Thursday, December 25, 2014

U.N. Disaster Chief Warns of More Natural Catastrophes to Come

United Nations Emblem (Credit: camelclimatechange.org) Click to Enlarge.
Thailand’s Khao Lak coast 10 years ago was a wasteland of palm beaches littered with the detritus of destroyed hotels and corpses blackened by the tropical sun.

Margareta Wahlstrom, the United Nations’ top official on natural disasters, will be in Khao Lak on Friday for the anniversary of the 2004 Indian Ocean tsunami with a message: “Expect events to happen that you have never seen before.  There will be no letup in the coming decades.”

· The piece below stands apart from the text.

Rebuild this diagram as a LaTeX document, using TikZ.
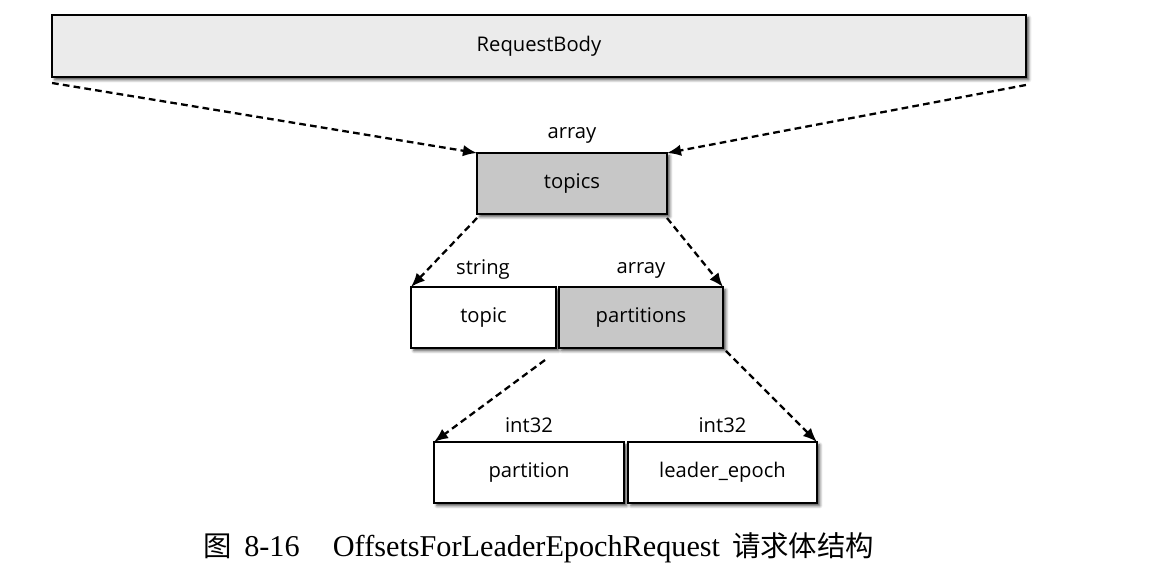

Spurred partly by the tsunami, which the United Nations says killed more than 227,000 people, many countries have built early warning systems and other defenses against natural disasters, said Ms. Wahlstrom, the head of the United Nations Office for Disaster Risk Reduction.

The perception among some developed countries that disasters mostly afflict poor countries has changed since Hurricanes Katrina in 2005 and Sandy in 2012, earthquakes in Italy, repeated heavy flooding in Central Europe, and wildfires in the United States and Russia.  “Everywhere, things are going on that didn’t go on 10 years ago,” Ms. Wahlstrom said.

Between 1970 and 2012, nearly two million people died in 8,835 disasters, according to a “mortality atlas” the United Nations produced this year, estimating the economic losses at $2.4 trillion.  Although data is still imprecise, Ms. Wahlstrom said the United Nations and business accepted that natural disasters cost the global economy about $250 billion a year, probably much more.

Moreover, those estimates do not take into account the long-term and indirect costs of disasters in the form of ruined businesses, unemployment, homelessness and health costs.